Kyle Busch, driver of the No. 18 Toyota for Joe Gibbs Racing, agreed with Newman.

"I was always partial to the old schedule," Busch said. "I liked getting a little bit of practice in, qualifying, going home, thinking about it and getting some ideas. Then coming back, working on the race practice [Saturday] and going through all of that before the Truck race. I always thought that was a smart way to do it and they've always done it that way for a long time."

Busch said it remains to be seen how teams deal with the new schedule differently.

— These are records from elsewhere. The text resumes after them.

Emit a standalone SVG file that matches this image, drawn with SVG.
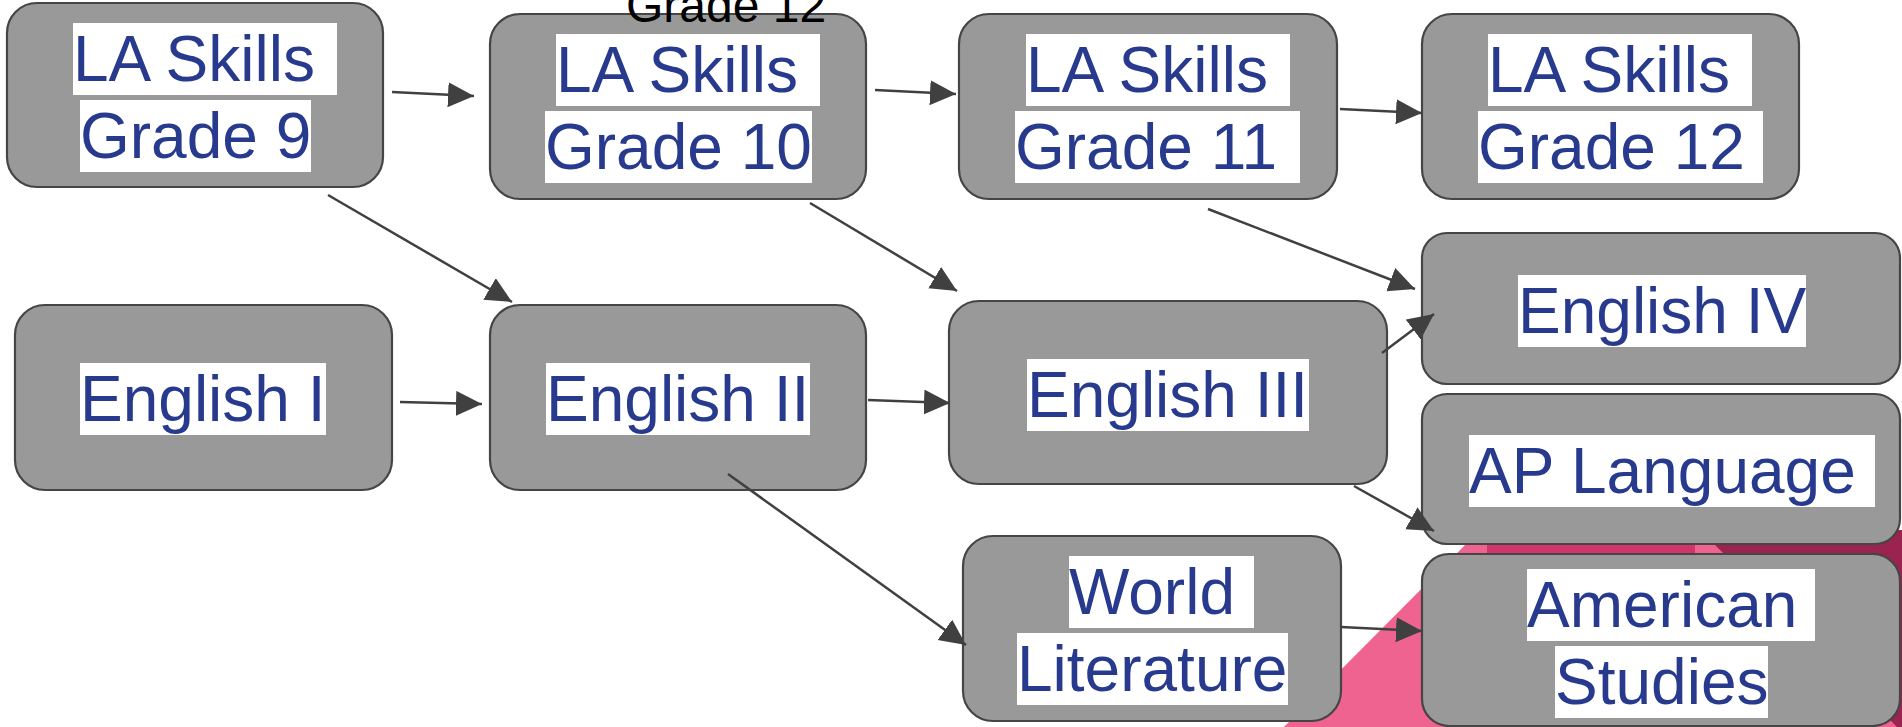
<svg xmlns="http://www.w3.org/2000/svg" width="1902" height="727" viewBox="0 0 1902 727">
  <defs>
    <marker id="arrow" markerUnits="userSpaceOnUse" markerWidth="27" markerHeight="26" refX="26" refY="12.5" orient="auto">
      <path d="M0,0 L26,12.5 L0,25 z" fill="#404040"/>
    </marker>
    <style>
      .node { fill: #999999; stroke: #454545; stroke-width: 2.2; }
      .lbg { fill: #ffffff; }
      .lbl { font-family: "Liberation Sans", Arial, sans-serif; font-size: 64px; fill: #283a8e; }
      .edge { stroke: #404040; stroke-width: 2.5; fill: none; marker-end: url(#arrow); }
    </style>
  </defs>
  <rect width="1902" height="727" fill="#ffffff"/>

  <g id="background">
    <polygon points="1284,727 1480,530 1902,530 1902,727" fill="#ef6391"/>
    <polygon points="1487,530 1695,530 1695,727 1487,727" fill="#d1346a"/>
    <polygon points="1700,530 1902,530 1902,732" fill="#9b234f"/>
  </g>

  <g id="n-la9">
    <rect class="node" x="7" y="3" width="376" height="184" rx="30"/>
    <rect class="lbg" x="73" y="23" width="264" height="72"/>
    <rect class="lbg" x="80" y="100" width="231" height="72"/>
    <text class="lbl" x="73" y="81">LA Skills</text>
    <text class="lbl" x="80" y="158">Grade 9</text>
  </g>
  <g id="n-la10">
    <rect class="node" x="490" y="14" width="376" height="185" rx="30"/>
    <rect class="lbg" x="556" y="34" width="264" height="72"/>
    <rect class="lbg" x="545" y="111" width="267" height="72"/>
    <text class="lbl" x="556" y="92">LA Skills</text>
    <text class="lbl" x="545" y="169">Grade 10</text>
  </g>
  <g id="n-la11">
    <rect class="node" x="959" y="14" width="378" height="185" rx="30"/>
    <rect class="lbg" x="1026" y="34" width="264" height="72"/>
    <rect class="lbg" x="1015" y="111" width="285" height="72"/>
    <text class="lbl" x="1026" y="92">LA Skills</text>
    <text class="lbl" x="1015" y="169">Grade 11</text>
  </g>
  <g id="n-la12">
    <rect class="node" x="1422" y="14" width="377" height="185" rx="30"/>
    <rect class="lbg" x="1488" y="34" width="264" height="72"/>
    <rect class="lbg" x="1478" y="111" width="285" height="72"/>
    <text class="lbl" x="1488" y="92">LA Skills</text>
    <text class="lbl" x="1478" y="169">Grade 12</text>
  </g>
  <g id="n-eng1">
    <rect class="node" x="15" y="305" width="377" height="185" rx="30"/>
    <rect class="lbg" x="80" y="363" width="246" height="72"/>
    <text class="lbl" x="80" y="421">English I</text>
  </g>
  <g id="n-eng2">
    <rect class="node" x="490" y="305" width="376" height="185" rx="30"/>
    <rect class="lbg" x="546" y="363" width="264" height="72"/>
    <text class="lbl" x="546" y="421">English II</text>
  </g>
  <g id="n-eng3">
    <rect class="node" x="949" y="301" width="438" height="183" rx="30"/>
    <rect class="lbg" x="1027" y="359" width="282" height="72"/>
    <text class="lbl" x="1027" y="417">English III</text>
  </g>
  <g id="n-eng4">
    <rect class="node" x="1422" y="233" width="478" height="151" rx="25"/>
    <rect class="lbg" x="1518" y="275" width="288" height="72"/>
    <text class="lbl" x="1518" y="333">English IV</text>
  </g>
  <g id="n-aplang">
    <rect class="node" x="1422" y="394" width="478" height="150" rx="25"/>
    <rect class="lbg" x="1469" y="435" width="406" height="72"/>
    <text class="lbl" x="1469" y="493">AP Language</text>
  </g>
  <g id="n-amstudies">
    <rect class="node" x="1422" y="554" width="478" height="172" rx="27"/>
    <rect class="lbg" x="1527" y="569" width="288" height="72"/>
    <rect class="lbg" x="1555" y="646" width="213" height="72"/>
    <text class="lbl" x="1527" y="627">American</text>
    <text class="lbl" x="1555" y="704">Studies</text>
  </g>
  <g id="n-worldlit">
    <rect class="node" x="963" y="536" width="378" height="185" rx="30"/>
    <rect class="lbg" x="1069" y="556" width="185" height="72"/>
    <rect class="lbg" x="1017" y="633" width="271" height="72"/>
    <text class="lbl" x="1069" y="614">World</text>
    <text class="lbl" x="1017" y="691">Literature</text>
  </g>

  <g id="connectors">
    <line class="edge" x1="392" y1="92" x2="474" y2="96"/>
    <line class="edge" x1="875" y1="90" x2="956" y2="94"/>
    <line class="edge" x1="1340" y1="109" x2="1422" y2="113"/>
    <line class="edge" x1="328" y1="195" x2="512" y2="302"/>
    <line class="edge" x1="810" y1="203" x2="957" y2="291"/>
    <line class="edge" x1="1208" y1="209" x2="1415" y2="289"/>
    <line class="edge" x1="400" y1="402" x2="482" y2="404"/>
    <line class="edge" x1="868" y1="400" x2="950" y2="403"/>
    <line class="edge" x1="1382" y1="353" x2="1434" y2="314"/>
    <line class="edge" x1="1354" y1="486" x2="1434" y2="531"/>
    <line class="edge" x1="728" y1="474" x2="966" y2="645"/>
    <line class="edge" x1="1341" y1="627" x2="1422" y2="631"/>
  </g>

  <text id="stray-label" x="626" y="22" font-family="'Liberation Sans', Arial, sans-serif" font-size="48" fill="#000000">Grade 12</text>
</svg>
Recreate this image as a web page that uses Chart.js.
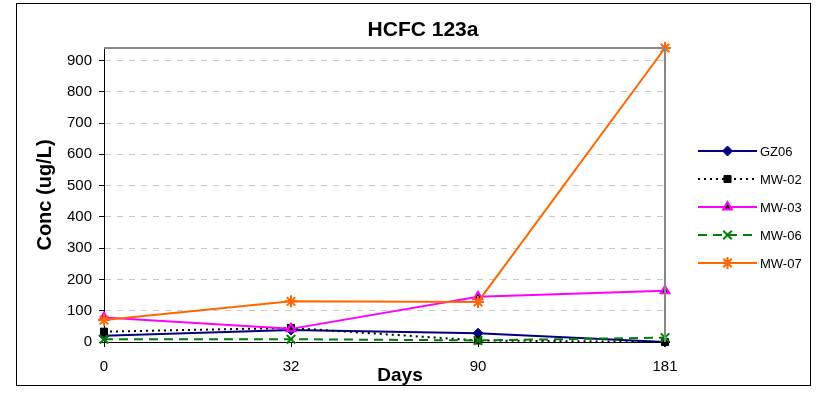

"Now you have practice, and it depends on which crew chief you're with and how they lay it out. You have your first practice, where they're most likely going to work on race run stuff," Busch said. "Then you're going to go into your second practice, and do you continue to work on race run stuff or do you make your qualifying run and then switch back into race trim? What do you do?

"It's kind of difficult to figure all that out -- especially sometimes for the crew chiefs to get an idea of how they want to do it or how they want to structure it. We'll see what happens. We'll keep a close eye on what other guys are going -- for in the back of our minds, in case somebody does it better than we do."

Kevin Harvick, driver of the No. 29 Chevy for Richard Childress Racing, said he gets that the switch in the schedule was made with the fans in mind and therefore had no problem with it.

"I'm all about what's best for the show," Harvick said. "If it's best for the show for us to have qualifying on Saturday, that's what we need to do to give the fans more bang for their buck with their ticket on Saturday.

"For us as a race team, I like it just for the fact that you've got to work on your car all day Friday, then you can sit overnight and really think about what's going on."

Five-time defending Cup champion Jimmie Johnson, who has won six times at Martinsville in the No. 48 Chevy he drives for Hendrick Motorsports, said he understands it's about the fans but pleaded a case for making it easier on all the crew members whose usual weekend routines have been disrupted.

"It's wild to only run two laps [Saturday]," Johnson said. "I don't know why we're experimenting with this type of schedule because the guys are still here. At the end of the day it doesn't matter, in my opinion, what the drivers are really after.

"I guess the fans are first and foremost. But the next ones in line, I would say, would be the mechanics and crews working on these cars. And they have a bear of a day on Fridays with this type of schedule and then an OK day [Saturday], a light day, with just the two laps [of qualifying]. So it's just weird. You'd rather spread that workload out over the two days and take care of your crew guys."

Johnson and others admitted that with Martinsville being what they call "a rhythm track" for drivers, not being able to practice the day before the race is not what they would prefer.

Harvick said he had an answer for that: Enter Saturday's Camping World Truck Series race at Martinsville. The trucks will qualify on Saturday as well, and then compete in the Kroger 250 beginning at 2 p.m. ET after Cup qualifying.

"It kind of throws you out of a rhythm, but I'm going to [be] qualifying the truck first [on Saturday] -- so I guess if everybody is worried about getting in the rhythm, they can run the truck race," Harvick said. "It would be great for the fans. They would love it. Jeff Gordon in a truck? That would be awesome."